I spent last weekend with some gals that knew that old Kelly. I tend to remain somewhat in a bubble these days. Most people that I "run" with I did NOT run with before. They've never seen me smoke a cigarette or drink a beer (or 12). They've never seen my actions wreak havoc over an entire family or be a complete and utter disgrace to myself. But those gals had and what a perfect reminder for this Easter 2011 season. That cross and that tomb means EVERYTHING to me and one of my greatest fears is that after all He and I have been through I will begin to dumb down Easter to matching outfits for my children.

A little boy asked me the other day (with a blatant look of disapproval on his face) "why is his name Cross? is it like cross the street." And I looked at that sweet little boy who has no clue the impact Jesus could make in his very own life and said "no honey it is like Jesus on the cross". Cross the child is here ONLY because of the cross of Jesus. These two sinners would have destroyed each other long before we would have had the honor and privilege of having a son.
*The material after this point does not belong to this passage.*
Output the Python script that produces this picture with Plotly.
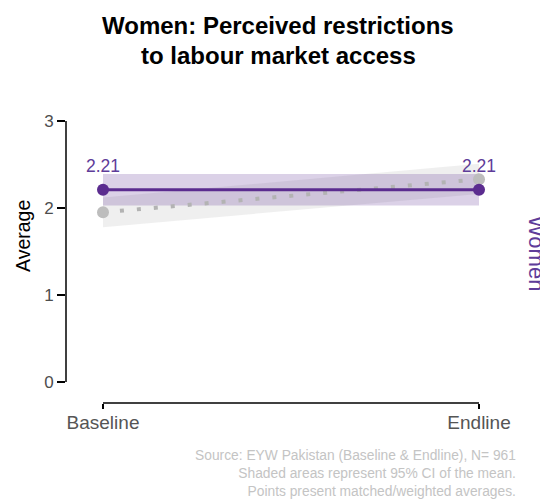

Sin would have killed and destroyed our reproductive systems just to be totally honest. That cross means everything to us and our journey to our Cross not to mention our Mercy.

So for this Easter 2011, I pray for all of us, that we will figure out this weekend regardless of where we are in our journey. If you have no relationship with Jesus, I pray that you tell society you have a bigger brain than to celebrate a bunny. I pray that you will grab a Bible and start in John and figure out what really happened that Easter weekend all those many years ago. Or if you have walked away from your Savior who you once knew and loved, I pray that you remember that the cross of today is so precious because it only takes a return to be reunited. It is no more complicated than that. And then finally, if you are madly in love with your Savior please fight tooth and nail this weekend and in the years to come to avoid society's temptation to settle for an egg. I wanna talk to my Jesus on Easter! I wanna snuggle up and thank Him. I want to confess sin on Easter for sure but because of the resurrection I want to walk in the power and not be bound to any ever again. I want Easter to be something I celebrate and thank Him for daily, certainly not once a year. I want this weekend to be one that is of Holy significance on the Kingdom calendar and I want my kids to get that truth more than they ever get a stupid Easter basket. I want to respect this corporate Holiday but at the same time I want it to be very personal to this sinner redeemed.

So Happy Easter dear friends! May we walk humbly this weekend, checking our hearts, seeing how we love others, seeing whether our greatest concern is matching outfits or needy neighbors. May we never do another Easter egg hunt with our children without doing everything in our power to make sure that they know the King before hand! He loves you, He died for you, He rose for you, He is coming back for YOU!